Quand tous les coups sont permis

Membre du parti de l’Opposition, Tristan Gagnon, élève au Centre scolaire secondaire communautaire Paul-Émile Mercier à Whitehorse au Yukon, confie que jouer un rôle de député dans l’Opposition lui a permis d’entrer de plain-pied dans le jeu de la simulation parlementaire. 

« C’est le fun d’être dans l’Opposition, tu peux argumenter davantage et contrer les idées et les lois du parti au pouvoir. Et puis, nous avions une stratégie claire : essayer de tirer les votes du troisième parti de la Chambre, le tiers-parti, qui est le parti politique des fermiers », explique-t-il, ravi de pouvoir parfois s’opposer juste pour le plaisir de contredire. 

Mais au-delà du jeu, pour lui, qu’importe le résultat, l’important est de débattre dans la chambre parlementaire. « C’est sûr que nous étions très heureux de voir nos lois votées et nos amendements acceptés.
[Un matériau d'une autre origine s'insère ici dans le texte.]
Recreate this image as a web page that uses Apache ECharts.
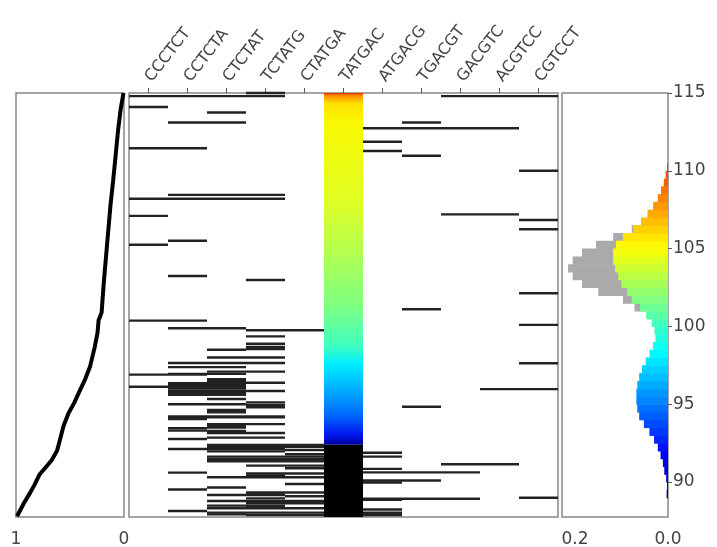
<!DOCTYPE html>
<html>
<head>
<meta charset="utf-8">
<script src="https://cdn.jsdelivr.net/npm/echarts@6/dist/echarts.min.js"></script>
<style>
html, body { margin: 0; padding: 0; background: #fff; }
#main { width: 717px; height: 547px; }
</style>
</head>
<body>
<div id="main"></div>
<script>
// k-mer columns of the middle panel
var kmers = ['CCCTCT', 'CCTCTA', 'CTCTAT', 'TCTATG', 'CTATGA', 'TATGAC', 'ATGACG', 'TGACGT', 'GACGTC', 'ACGTCC', 'CGTCCT'];
var yTicks = [90, 95, 100, 105, 110, 115];
var yRange = [87.75, 115];

// left panel: cumulative curve [fraction, y]
var cumCurve = [
    [0.005, 115.0], [0.03, 114.0], [0.055, 112.6], [0.08, 110.8], [0.10, 109.4],
    [0.125, 107.8], [0.145, 106.2], [0.165, 104.6], [0.185, 103.0], [0.20, 101.6],
    [0.207, 100.9], [0.235, 100.4], [0.245, 99.6], [0.27, 98.7], [0.315, 97.4],
    [0.36, 96.6], [0.407, 95.9], [0.46, 95.1], [0.515, 94.4], [0.56, 93.6],
    [0.59, 92.8], [0.62, 92.0], [0.67, 91.4], [0.73, 90.9], [0.78, 90.5],
    [0.83, 89.8], [0.87, 89.3], [0.93, 88.6], [0.99, 87.8]
];

// middle panel: [y, first k-mer index, last k-mer index]
var segments = [
    [115.0, 3, 3], [114.8, 0, 3], [114.8, 8, 10], [114.1, 0, 0], [113.75, 2, 2],
    [113.1, 1, 2], [113.1, 7, 7], [112.73, 6, 9], [111.87, 6, 6], [111.45, 0, 1],
    [111.27, 6, 6], [110.97, 7, 7], [110.0, 10, 10], [108.45, 1, 3], [108.2, 0, 3],
    [107.2, 8, 9], [107.1, 0, 0], [106.84, 10, 10], [106.24, 10, 10], [105.5, 1, 1],
    [105.25, 0, 0], [103.24, 1, 1], [102.98, 3, 3], [102.13, 10, 10], [101.1, 7, 7],
    [100.37, 0, 1], [100.1, 10, 10], [99.88, 1, 2], [99.75, 3, 4], [99.36, 3, 3],
    [98.88, 3, 3], [98.68, 3, 3], [98.55, 3, 3], [98.5, 2, 2], [98.0, 2, 3],
    [97.65, 1, 3], [97.63, 10, 10], [97.38, 1, 2], [97.09, 2, 3], [96.95, 1, 2],
    [96.9, 0, 1], [96.6, 2, 2], [96.5, 2, 2], [96.38, 3, 3], [96.35, 1, 2],
    [96.25, 1, 2], [96.12, 0, 0], [96.12, 1, 2], [96.0, 1, 2], [95.97, 9, 10],
    [95.85, 3, 3], [95.85, 1, 2], [95.72, 1, 2], [95.6, 1, 2], [95.33, 2, 2],
    [95.12, 3, 3], [95.0, 1, 2], [94.95, 3, 3], [94.84, 7, 7], [94.8, 3, 3],
    [94.63, 2, 2], [94.48, 2, 2], [94.22, 1, 3], [94.15, 1, 3], [94.05, 1, 1],
    [93.72, 2, 3], [93.6, 2, 2], [93.5, 2, 2], [93.45, 1, 1], [93.3, 1, 1],
    [93.28, 2, 2], [93.15, 2, 3], [92.85, 2, 3], [92.76, 1, 1], [92.38, 2, 4],
    [92.25, 2, 4], [92.12, 1, 3], [92.05, 4, 4], [91.97, 2, 3], [91.88, 6, 6],
    [91.78, 4, 4], [91.63, 2, 4], [91.63, 6, 6], [91.48, 2, 4], [91.33, 2, 4],
    [91.14, 8, 9], [91.05, 3, 4], [90.88, 4, 4], [90.84, 6, 6], [90.62, 6, 8],
    [90.6, 1, 1], [90.55, 3, 4], [90.42, 3, 3], [90.3, 2, 4], [90.1, 6, 7],
    [89.97, 6, 6], [89.87, 4, 4], [89.65, 2, 2], [89.52, 1, 1], [89.32, 3, 4],
    [89.2, 3, 3], [89.16, 2, 3], [89.08, 4, 4], [88.99, 10, 10], [88.95, 3, 3],
    [88.92, 6, 8], [88.85, 6, 6], [88.78, 2, 4], [88.63, 3, 4], [88.48, 2, 3],
    [88.4, 3, 3], [88.31, 2, 4], [88.23, 6, 6], [88.14, 1, 1], [88.03, 2, 4],
    [88.02, 6, 6], [87.92, 2, 2], [87.88, 3, 4], [87.88, 6, 6]
];

// colour bar in the TATGAC column: [column, y from, y to]
var colourBar = [5, 92.4, 115];
var blackBar = [5, 87.75, 92.4];

// right panel: histograms [bin centre y] -> fraction
var histY = [
    89.25, 89.75, 90.25, 90.75, 91.25, 91.75, 92.25, 92.75, 93.25, 93.75,
    94.25, 94.75, 95.25, 95.75, 96.25, 96.75, 97.25, 97.75, 98.25, 98.75,
    99.25, 99.75, 100.25, 100.75, 101.25, 101.75, 102.25, 102.75, 103.25, 103.75,
    104.25, 104.75, 105.25, 105.75, 106.25, 106.75, 107.25, 107.75, 108.25, 108.75,
    109.25, 109.75, 110.25
];
var histColoured = [
    0.003, 0.002, 0.004, 0.008, 0.011, 0.016, 0.022, 0.030, 0.040, 0.052,
    0.062, 0.066, 0.068, 0.068, 0.066, 0.062, 0.056, 0.048, 0.040, 0.032,
    0.027, 0.029, 0.035, 0.047, 0.060, 0.078, 0.088, 0.100, 0.107, 0.114,
    0.118, 0.118, 0.112, 0.097, 0.075, 0.058, 0.044, 0.032, 0.022, 0.015,
    0.009, 0.005, 0.002
];
var grayY = [100.75, 101.25, 101.75, 102.25, 102.75, 103.25, 103.75, 104.25, 104.75, 105.25, 105.75, 106.25];
var grayVals = [0.045, 0.072, 0.097, 0.150, 0.185, 0.205, 0.215, 0.205, 0.185, 0.155, 0.118, 0.078];

var jet = ['#00007f', '#0000ff', '#0080ff', '#00ffff', '#80ff80', '#ffff00', '#ff8000', '#ff0000', '#800000'];

var barGradient = {
    type: 'linear', x: 0, y: 0, x2: 0, y2: 1,
    colorStops: [
        { offset: 0, color: '#d83000' },
        { offset: 0.008, color: '#ff9000' },
        { offset: 0.03, color: '#ffe000' },
        { offset: 0.08, color: '#f8f800' },
        { offset: 0.3, color: '#e2ff22' },
        { offset: 0.45, color: '#b4ff4e' },
        { offset: 0.6, color: '#80ff80' },
        { offset: 0.72, color: '#40ffc0' },
        { offset: 0.77, color: '#00eeff' },
        { offset: 0.85, color: '#00a8ff' },
        { offset: 0.92, color: '#0064ff' },
        { offset: 0.97, color: '#0018f0' },
        { offset: 1, color: '#0000a0' }
    ]
};

function toPairs(ys, vs) {
    var out = [];
    for (var i = 0; i < ys.length; i++) {
        out.push([ys[i], vs[i]]);
    }
    return out;
}

// segment across whole k-mer bands
function segItem(params, api) {
    var y = api.value(0), a = api.value(1), b = api.value(2);
    var bw = api.size([1, 0])[0];
    var p1 = api.coord([a, y]);
    var p2 = api.coord([b, y]);
    return {
        type: 'line',
        shape: { x1: p1[0] - bw / 2, y1: p1[1], x2: p2[0] + bw / 2, y2: p2[1] },
        style: { stroke: '#222', lineWidth: 2.4 }
    };
}

function barItem(params, api) {
    var c = api.value(0), y0 = api.value(1), y1 = api.value(2);
    var bw = api.size([1, 0])[0];
    var top = api.coord([c, y1]);
    var bot = api.coord([c, y0]);
    return {
        type: 'rect',
        shape: { x: top[0] - bw / 2, y: top[1], width: bw, height: bot[1] - top[1] },
        style: { fill: params.dataIndex === 0 ? barGradient : '#000' }
    };
}

function histItem(params, api) {
    var y = api.value(0), v = api.value(1);
    var a = api.coord([0, y + 0.25]);
    var b = api.coord([v, y - 0.25]);
    return {
        type: 'rect',
        shape: { x: Math.min(a[0], b[0]), y: a[1], width: Math.abs(b[0] - a[0]), height: b[1] - a[1] + 0.6 },
        style: { fill: api.visual('color') }
    };
}

var gridBase = { show: true, borderColor: '#888', borderWidth: 1.5, containLabel: false, outerBoundsMode: 'none' };
var labelFont = { fontFamily: 'DejaVu Sans', fontSize: 17, color: '#444' };

var myChart = echarts.init(document.getElementById('main'));
var option = {
    animation: false,
    backgroundColor: '#fff',
    grid: [
        Object.assign({ left: 16, top: 93, width: 108, height: 424 }, gridBase),
        Object.assign({ left: 129, top: 93, width: 429, height: 424 }, gridBase),
        Object.assign({ left: 562, top: 93, width: 106, height: 424 }, gridBase)
    ],
    xAxis: [{
        gridIndex: 0, type: 'value', inverse: true, min: 0, max: 1,
        axisLine: { show: false }, axisTick: { show: false }, splitLine: { show: false },
        axisLabel: Object.assign({ customValues: [0, 1], margin: 14 }, labelFont)
    }, {
        gridIndex: 1, type: 'category', position: 'top', data: kmers,
        axisLine: { show: false },
        axisTick: { show: true, alignWithLabel: true, length: 5, lineStyle: { color: '#555' } },
        axisLabel: { interval: 0, rotate: -52, margin: 13, fontFamily: 'DejaVu Sans', fontSize: 16, color: '#444' }
    }, {
        gridIndex: 2, type: 'value', inverse: true, min: 0, max: 0.228,
        axisLine: { show: false }, axisTick: { show: false }, splitLine: { show: false },
        axisLabel: Object.assign({ customValues: [0, 0.2], margin: 14, formatter: function(v) { return v.toFixed(1); } }, labelFont)
    }],
    yAxis: [{
        gridIndex: 0, type: 'value', min: yRange[0], max: yRange[1], show: false
    }, {
        gridIndex: 1, type: 'value', min: yRange[0], max: yRange[1], show: false
    }, {
        gridIndex: 2, type: 'value', position: 'right', min: yRange[0], max: yRange[1],
        axisLine: { show: false }, splitLine: { show: false },
        axisTick: { show: true, length: 4, customValues: yTicks, lineStyle: { color: '#555' } },
        axisLabel: Object.assign({ customValues: yTicks, margin: 5 }, labelFont)
    }],
    visualMap: {
        type: 'continuous', show: false, seriesIndex: 4, dimension: 0,
        min: 88.5, max: 115, inRange: { color: jet }
    },
    series: [{
        type: 'line', xAxisIndex: 0, yAxisIndex: 0, data: cumCurve,
        showSymbol: false, lineStyle: { color: '#000', width: 4 }
    }, {
        type: 'custom', xAxisIndex: 1, yAxisIndex: 1, renderItem: barItem,
        encode: { x: 0, y: [1, 2] }, data: [colourBar, blackBar]
    }, {
        type: 'custom', xAxisIndex: 1, yAxisIndex: 1, renderItem: segItem,
        encode: { x: [1, 2], y: 0 }, data: segments
    }, {
        type: 'custom', xAxisIndex: 2, yAxisIndex: 2, renderItem: histItem,
        encode: { x: 1, y: 0 }, itemStyle: { color: '#aaaaaa' }, data: toPairs(grayY, grayVals)
    }, {
        type: 'custom', xAxisIndex: 2, yAxisIndex: 2, renderItem: histItem,
        encode: { x: 1, y: 0 }, data: toPairs(histY, histColoured)
    }]
};
myChart.setOption(option);
</script>
</body>
</html>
Mais ce qui nous plaît encore plus, c’est le plaisir d’argumenter et de jouer le rôle d’un vrai élu. »

Dans cette ambiance d’argumentation légèrement fantasque, l’audience a même vu naître une proposition de mariage fictive entre deux députés, dans le but de consolider une alliance au sein de la chambre parlementaire.
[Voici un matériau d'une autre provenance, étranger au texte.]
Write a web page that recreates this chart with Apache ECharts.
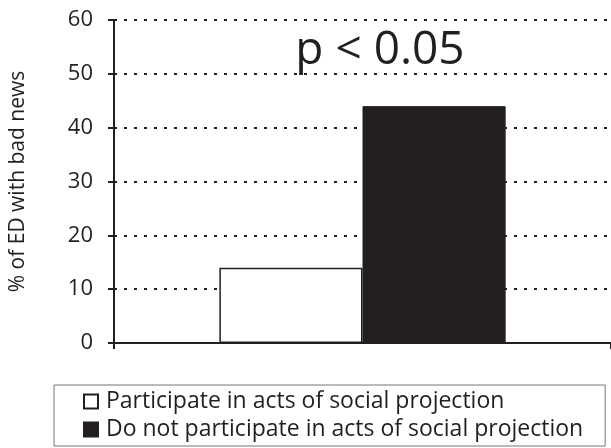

Car au PFCNO, convaincre son auditoire devient une véritable mission. Amélie Préville, étudiante en sociologie venue de Colombie-Britannique, en sait quelque chose. 

Tenter de convaincre

Jouant le rôle d’une députée de l’Opposition, elle adore les simulations parlementaires comme le PFCNO, où le débat peut durer des heures sur une même loi, où un amendement est proposé, puis un autre, avant de passer au vote. « C’est une magnifique occasion de comprendre comment sont votées les lois au Canada. Par exemple, il y a un protocole assez strict pour parler dans la chambre parlementaire. Il faut se lever, fermer sa veste, demander à la présidence de l’assemblée le droit de poser une question à un autre député. »
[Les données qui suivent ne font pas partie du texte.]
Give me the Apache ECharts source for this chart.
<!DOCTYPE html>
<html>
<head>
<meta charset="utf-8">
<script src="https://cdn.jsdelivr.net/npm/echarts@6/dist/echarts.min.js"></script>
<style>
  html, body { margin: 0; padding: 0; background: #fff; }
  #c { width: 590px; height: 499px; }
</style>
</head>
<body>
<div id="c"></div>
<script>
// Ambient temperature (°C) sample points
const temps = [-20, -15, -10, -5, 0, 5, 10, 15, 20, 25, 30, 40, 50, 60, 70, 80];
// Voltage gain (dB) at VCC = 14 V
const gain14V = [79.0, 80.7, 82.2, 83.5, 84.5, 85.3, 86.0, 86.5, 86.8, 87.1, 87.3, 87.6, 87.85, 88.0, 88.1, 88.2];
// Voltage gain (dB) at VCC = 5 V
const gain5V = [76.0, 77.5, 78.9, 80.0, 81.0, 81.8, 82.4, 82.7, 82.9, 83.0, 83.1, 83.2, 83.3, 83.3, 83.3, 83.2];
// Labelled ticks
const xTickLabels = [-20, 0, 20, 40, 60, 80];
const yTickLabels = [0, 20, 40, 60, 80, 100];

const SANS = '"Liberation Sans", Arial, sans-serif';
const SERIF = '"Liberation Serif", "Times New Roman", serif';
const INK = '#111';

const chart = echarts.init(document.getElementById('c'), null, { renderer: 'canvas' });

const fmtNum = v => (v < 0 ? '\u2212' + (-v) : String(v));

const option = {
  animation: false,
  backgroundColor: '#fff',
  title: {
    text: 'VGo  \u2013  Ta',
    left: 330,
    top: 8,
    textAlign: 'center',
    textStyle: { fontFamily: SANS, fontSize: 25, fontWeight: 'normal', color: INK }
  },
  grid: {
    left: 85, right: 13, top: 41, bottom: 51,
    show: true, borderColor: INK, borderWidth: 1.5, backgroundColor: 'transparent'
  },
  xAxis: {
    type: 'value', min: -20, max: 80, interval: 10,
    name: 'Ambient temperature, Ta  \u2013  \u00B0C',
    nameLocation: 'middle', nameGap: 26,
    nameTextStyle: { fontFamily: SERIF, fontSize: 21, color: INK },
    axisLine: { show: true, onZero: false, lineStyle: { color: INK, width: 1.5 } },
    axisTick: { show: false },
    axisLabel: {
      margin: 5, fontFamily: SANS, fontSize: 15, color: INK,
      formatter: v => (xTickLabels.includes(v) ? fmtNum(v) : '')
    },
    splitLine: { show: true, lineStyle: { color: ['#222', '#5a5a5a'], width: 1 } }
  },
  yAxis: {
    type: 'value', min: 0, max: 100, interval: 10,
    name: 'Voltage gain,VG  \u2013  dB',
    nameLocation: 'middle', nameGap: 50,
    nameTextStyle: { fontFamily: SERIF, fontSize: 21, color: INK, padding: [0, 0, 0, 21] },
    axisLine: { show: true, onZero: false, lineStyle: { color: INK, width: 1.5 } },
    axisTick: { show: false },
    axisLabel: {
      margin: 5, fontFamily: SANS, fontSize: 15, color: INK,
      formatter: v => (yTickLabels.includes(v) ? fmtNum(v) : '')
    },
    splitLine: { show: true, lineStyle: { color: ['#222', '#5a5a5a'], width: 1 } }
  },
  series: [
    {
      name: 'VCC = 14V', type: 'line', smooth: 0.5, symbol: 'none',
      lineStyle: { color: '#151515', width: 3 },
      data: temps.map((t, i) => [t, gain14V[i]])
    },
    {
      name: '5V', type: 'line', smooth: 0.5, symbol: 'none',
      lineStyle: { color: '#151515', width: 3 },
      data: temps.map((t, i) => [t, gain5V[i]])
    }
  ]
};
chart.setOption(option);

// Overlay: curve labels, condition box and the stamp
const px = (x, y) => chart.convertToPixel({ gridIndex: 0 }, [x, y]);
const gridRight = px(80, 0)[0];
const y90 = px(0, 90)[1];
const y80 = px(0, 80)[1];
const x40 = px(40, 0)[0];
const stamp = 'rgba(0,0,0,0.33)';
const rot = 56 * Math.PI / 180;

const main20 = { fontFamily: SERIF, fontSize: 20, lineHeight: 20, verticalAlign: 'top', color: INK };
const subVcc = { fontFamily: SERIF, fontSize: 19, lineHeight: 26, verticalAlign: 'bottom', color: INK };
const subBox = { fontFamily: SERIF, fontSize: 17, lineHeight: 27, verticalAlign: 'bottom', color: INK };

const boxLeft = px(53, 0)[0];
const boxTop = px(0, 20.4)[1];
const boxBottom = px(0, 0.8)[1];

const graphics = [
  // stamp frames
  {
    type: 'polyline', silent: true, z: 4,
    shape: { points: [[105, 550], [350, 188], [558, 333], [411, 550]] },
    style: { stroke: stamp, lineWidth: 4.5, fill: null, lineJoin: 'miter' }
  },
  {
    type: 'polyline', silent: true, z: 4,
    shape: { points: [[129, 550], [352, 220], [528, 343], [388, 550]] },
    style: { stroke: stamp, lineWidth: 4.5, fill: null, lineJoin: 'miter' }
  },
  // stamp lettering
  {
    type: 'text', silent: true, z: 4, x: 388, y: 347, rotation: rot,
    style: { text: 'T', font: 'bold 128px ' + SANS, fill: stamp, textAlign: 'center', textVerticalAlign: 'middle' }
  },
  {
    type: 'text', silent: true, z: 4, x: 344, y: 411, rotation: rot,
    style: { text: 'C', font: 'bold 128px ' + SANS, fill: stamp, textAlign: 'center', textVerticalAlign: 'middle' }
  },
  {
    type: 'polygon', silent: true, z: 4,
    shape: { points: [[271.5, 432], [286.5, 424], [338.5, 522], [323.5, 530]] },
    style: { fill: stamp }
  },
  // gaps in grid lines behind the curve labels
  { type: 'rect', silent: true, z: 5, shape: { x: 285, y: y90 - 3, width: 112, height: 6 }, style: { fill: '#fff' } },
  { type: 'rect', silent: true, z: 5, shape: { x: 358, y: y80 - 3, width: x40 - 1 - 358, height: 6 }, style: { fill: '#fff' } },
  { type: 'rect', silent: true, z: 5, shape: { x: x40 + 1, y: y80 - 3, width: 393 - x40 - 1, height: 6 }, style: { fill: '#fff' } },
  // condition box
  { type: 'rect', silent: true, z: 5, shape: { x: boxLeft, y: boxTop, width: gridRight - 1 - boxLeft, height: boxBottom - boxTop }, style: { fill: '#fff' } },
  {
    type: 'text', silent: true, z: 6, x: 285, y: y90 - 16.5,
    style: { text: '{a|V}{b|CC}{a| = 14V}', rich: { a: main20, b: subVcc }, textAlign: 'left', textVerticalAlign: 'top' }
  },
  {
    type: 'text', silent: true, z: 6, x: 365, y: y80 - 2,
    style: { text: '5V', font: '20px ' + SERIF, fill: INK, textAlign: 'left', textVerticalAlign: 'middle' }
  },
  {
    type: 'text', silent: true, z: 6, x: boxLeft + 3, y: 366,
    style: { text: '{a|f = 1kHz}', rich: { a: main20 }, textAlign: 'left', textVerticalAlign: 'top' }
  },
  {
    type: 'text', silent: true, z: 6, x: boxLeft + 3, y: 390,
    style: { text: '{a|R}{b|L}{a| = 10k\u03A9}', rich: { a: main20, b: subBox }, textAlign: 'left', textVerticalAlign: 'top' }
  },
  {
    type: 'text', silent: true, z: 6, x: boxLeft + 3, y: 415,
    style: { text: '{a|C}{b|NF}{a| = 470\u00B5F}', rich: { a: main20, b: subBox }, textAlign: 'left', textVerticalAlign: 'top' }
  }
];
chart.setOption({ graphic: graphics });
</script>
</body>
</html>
Depuis des années, Amélie Préville multiplie les simulations parlementaires et a saisi l’occasion de cette édition pour faire campagne en tant que future présidente pour le prochain PFCNO. Sa promesse? « Je ne vais pas promettre d’essayer. Mais tout simplement de le faire! ». Son discours a visiblement fait mouche, puisqu’elle a été élue pour diriger la prochaine session en Saskatchewan, en novembre 2026.

Fierté

Louis Prince, député au PFCNO, se réjouit d’ailleurs de cette élection qui amènera le PFCNO dans sa province natale. Fier de son parcours de jeune Fransaskois, il a eu l’honneur d’être élu Premier ministre pour la prochaine édition en 2026. « Ce qui rend l’expérience de la simulation parlementaire aussi mémorable, c’est vraiment le monde que tu rencontres. Dans le nord et l’ouest du Canada, notre francophonie est un peu éparpillée. Vous ne savez pas l’impact qu’un évènement comme le PFCNO peut avoir. En situation minoritaire, c’est incroyable de savoir que nous ne sommes pas seuls. »

Après trois jours d’échanges, de débats, et même de quelques déclarations d’amour, l’heure était venue de clore cette 32e édition du PFCNO, le dimanche 10 novembre. 

(1) Le Parlement franco-canadien du Nord et de l’Ouest est organisé par l’Association franco-yukonnaise, le Comité Jeunesse Franco-ténois, L’Association des francophones du Nunavut, le Conseil jeunesse de la Colombie-Britannique, la Francophonie jeunesse de l’Alberta, l’Association jeunesse fransaskoise et le Conseil jeunesse provincial du Manitoba.

Comment fonctionne le PFCNO?

Au PFCNO, les participants incarnent des rôles de députés ou de membres du cabinet, comme ministre, leader de la chambre ou président. Ils débattent de la même manière que le Parlement du Canada et sont répartis en trois partis fictifs :

Parti gouvernemental : Composé du plus grand nombre de députés, il propose des projets de loi et cherche à convaincre les autres partis de leur importance.

Parti de l’opposition : Propose également des projets de loi, tout en s’opposant aux propositions du gouvernement et en présentant des amendements pour modifier certains aspects des lois débattues.

Tiers-parti : Souvent arbitre, il s’allie avec le gouvernement ou l’opposition selon les débats.

Les projets de loi, enrichis d’amendements, sont ensuite soumis au vote et validés par le gouverneur général.